Enhancing vibriosis vaccination in fish: genetically modified Nannochloropsis sp. as an oral vaccine carrier.

Abstract

Vibriosis, caused by Vibrio species, threatens marine aquaculture worldwide. Traditional vaccination methods are labor-intensive, expensive, and stressful for fish. This study investigates genetically modified Nannochloropsis sp. as a novel oral vaccine carrier against vibriosis. Using homologous recombination, nitrate reductase gene was targeted to integrate an expression cassette containing the outer membrane protein kinase (OmpK) gene from V. harveyi. Transformed microalgae were generated through electroporation and screened with bleomycin. Transgenic lines were validated at genomic, transcriptional, and translational levels. The transgenic microalgae were incorporated into fish feed to assess vaccine efficacy in fish model for infectious disease, zebrafish (Danio rerio). Immune responses were analyzed by examining IgZ, TNF-α, and IL-1β gene expression.

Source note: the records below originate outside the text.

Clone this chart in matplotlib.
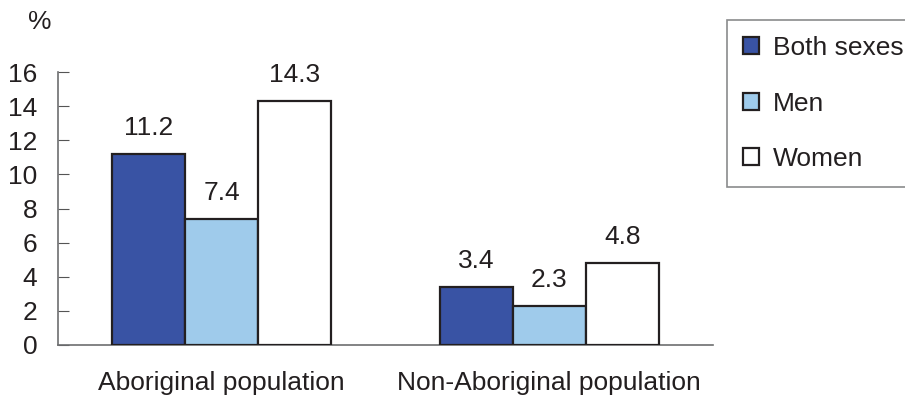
import matplotlib.pyplot as plt
import numpy as np

plt.rcParams['font.family'] = ['Liberation Sans', 'DejaVu Sans']

groups = ['Aboriginal population', 'Non-Aboriginal population']
series = ['Both sexes', 'Men', 'Women']
both_sexes = [11.2, 3.4]
men = [7.4, 2.3]
women = [14.3, 4.8]
y_ticks = [0, 2, 4, 6, 8, 10, 12, 14, 16]

colors = ['#3953a4', '#9fcbeb', '#ffffff']
ink = '#231f20'
fs = 19

fig = plt.figure(figsize=(9.05, 3.97), dpi=100)
ax = fig.add_axes([58 / 905, 1 - 345 / 397, 655 / 905, 273 / 397])

x = np.arange(len(groups))
w = 0.223
handles = []
for i, (vals, c) in enumerate(zip([both_sexes, men, women], colors)):
    bars = ax.bar(x + (i - 1) * w, vals, w, color=c, edgecolor=ink,
                  linewidth=1.6, label=series[i], zorder=3)
    handles.append(bars)
    for xi, v in zip(x + (i - 1) * w, vals):
        ax.text(xi, v + 0.8, f'{v:.1f}', ha='center', va='bottom',
                fontsize=fs, color=ink)

ax.set_xlim(-0.5, 1.5)
ax.set_ylim(0, 16)
ax.set_yticks(y_ticks)
ax.set_xticks(x)
ax.set_xticklabels(groups)
ax.tick_params(axis='y', direction='in', length=8, color='#555555',
               labelsize=fs, labelcolor=ink, pad=15)
ax.tick_params(axis='x', length=0, labelsize=fs, labelcolor=ink, pad=19)
for s in ['top', 'right']:
    ax.spines[s].set_visible(False)
for s in ['left', 'bottom']:
    ax.spines[s].set_color('#6d6e70')
    ax.spines[s].set_linewidth(1.2)

fig.text(40 / 905, 1 - 22 / 397, '%', ha='center', va='center',
         fontsize=fs, color=ink)

leg = fig.legend(handles=handles, labels=series, loc='upper left',
                 bbox_to_anchor=(727 / 905, 1 - 20 / 397), fontsize=fs,
                 frameon=True, fancybox=False, handlelength=0.6,
                 handleheight=0.6, handletextpad=0.55, labelspacing=1.2,
                 borderpad=0.6, borderaxespad=0)
leg.get_frame().set_edgecolor('#6d6e70')
leg.get_frame().set_linewidth(1.2)
for t in leg.get_texts():
    t.set_color(ink)

fig.savefig('out.png', dpi=100)
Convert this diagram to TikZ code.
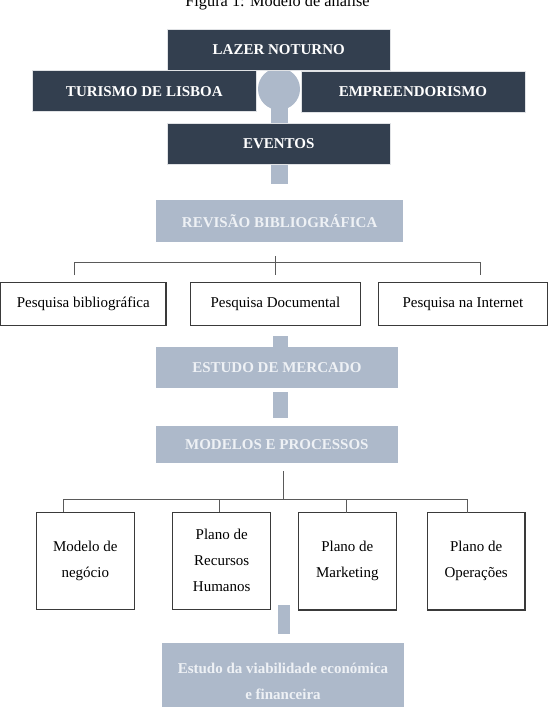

Efficacy was evaluated through histopathology and relative percentage of survival (RPS) following bacterial challenge. Results confirmed successful transformation, with microalgae surviving bleomycin screening at 30 µgmland exhibiting expression cassette integration via PCR and RT-PCR. Western and dot blot analyses confirmed OmpK protein expression. Vaccinated fish showed increased IgZ expression, indicating robust immune response. Fish receiving the oral vaccine achieved 90 ± 3% RPS compared to 36 ± 4.36% in controls. This approach promises to revolutionize fish vaccination, enhance aquaculture productivity, and reduce antibiotic dependence.